Na física moderna, o espaço
vazio, o 'Nada', pode abrigar flutuações capazes de
dar origem a todo um universo
Recentemente, envolvi-me num debate com o físico Lawrence
Krauss, que publicou um livro no qual afirma que a física
hoje explica como o Universo surgiu do nada. Ou seja, a velha questão
da Criação sob roupagem científica, e mais
um exemplo de arrogância intelectual.
É bom começar com
Aristóteles, que decidiu que a "natureza detesta o vácuo",
declarando que o "nada" não existe, ao menos como
vazio absoluto. Para ele, o espaço era pleno de éter,
a substância dos planetas e demais objetos celestes.
No século 17, Descartes também
propôs que a natureza era plena. Os planetas eram carregados
em torno do Sol por redemoinhos celestes, criados pela circulação
duma substância que enchia o espaço.
Newton mostrou que Descartes estava
errado, argumentando que a fricção causaria a queda
da Lua sobre a Terra. Para ele, a gravidade podia ser explicada
por uma força à distância, agindo no vazio.
Esse pingue-pongue continuou até
o século 19, quando James Maxwell mostrou que a luz é
uma onda eletromagnética. Como toda onda, precisava dum meio
para se propagar. Maxwell e outros sugeriram o éter, diferente
do dos gregos, mas que preenchia o espaço sem provocar fricção
nas órbitas celestes.
Em 1905, Einstein mostrou que o
éter era desnecessário: as ondas de luz podem se propagar
no espaço vazio. Mais uma vez, o éter some.
Em torno da mesma época veio
a mecânica quântica, para explicar a física dos
átomos. Foi então que tudo mudou: as regras no mundo
dos átomos são diferentes das do nosso mundo. Mais
precisamente, seus efeitos existem no nosso mundo, mas são
imperceptíveis.
No mundo atômico, nada para.
A matéria vibra incessantemente, feito gelatina sacudida.
Se você tenta localizar um elétron num ponto do espaço,
ele escapa feito uma gota de mercúrio. Esse é o princípio
da incerteza de Heisenberg, que impõe um limite absoluto
na informação que podemos obter do mundo.
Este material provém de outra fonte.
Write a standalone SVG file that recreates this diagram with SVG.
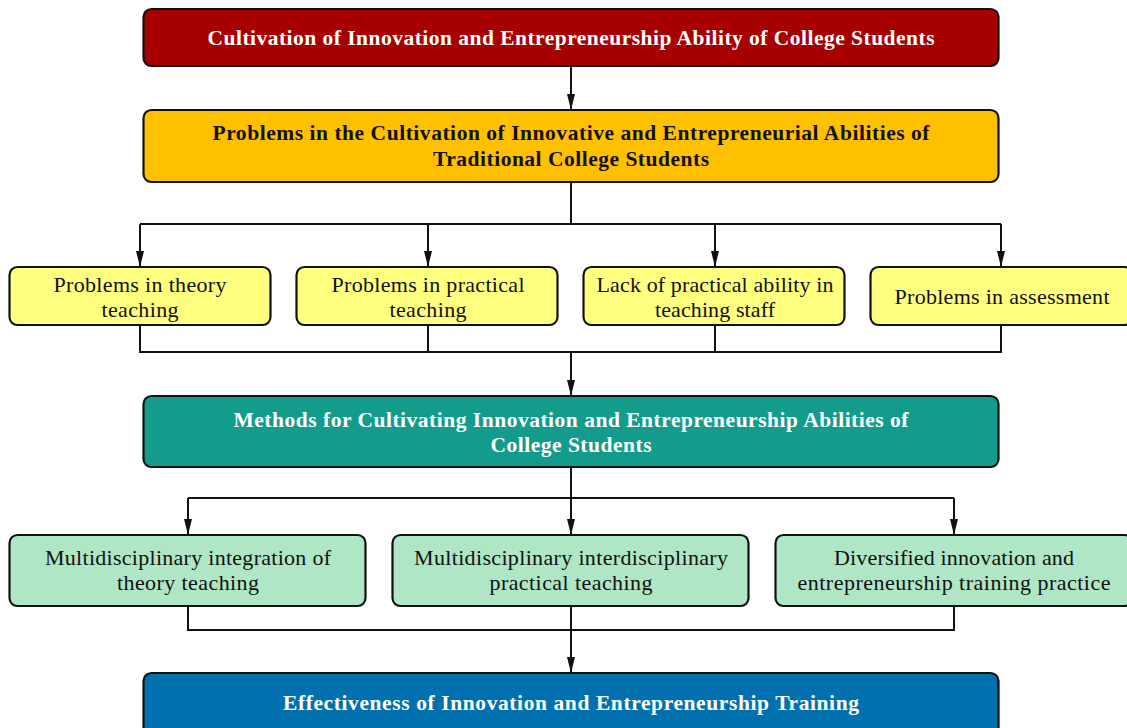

Como movimento tem energia, o princípio
também diz que a energia nunca é zero. Na física
moderna, representamos uma partícula como excitação
de um campo. O espaço é permeado por campos que, de
vez em quando, criam partículas.
Os campos vibram incessantemente
e, com isso, podem criar partículas com energias variadas:
quanto maior a energia, menos tempo essas partículas duram,
retornando ao "nada" de onde vieram, o campo vazio (ou
vácuo). Se incluirmos a gravidade nesse esquema, e entendendo
que é interpretada como a curvatura do espaço causada
pela matéria, flutuações quânticas no
campo gravitacional levam à flutuações na curvatura
do espaço.
Temos, então, o espaço
vazio, o "Nada", onde uma flutuação pode
levar a uma bolha de espaço, um cosmoide que pode crescer
e se transformar num universo inteiro.
É assim que a cosmologia
descreve a criação do Universo a partir do nada. Esse
tipo de explicação pressupõe toda uma estrutura
conceitual, e não faz sentido sem ela. Já não
basta celebrar a inventividade humana, capaz de criar teorias desse
tipo, sem ter de elevá-la a um nível divino? Parece-me
óbvio que a mente humana não pode criar num vácuo:
o "nada" absoluto é importante como instrumento
metafísico, mas sem importância no mundo real.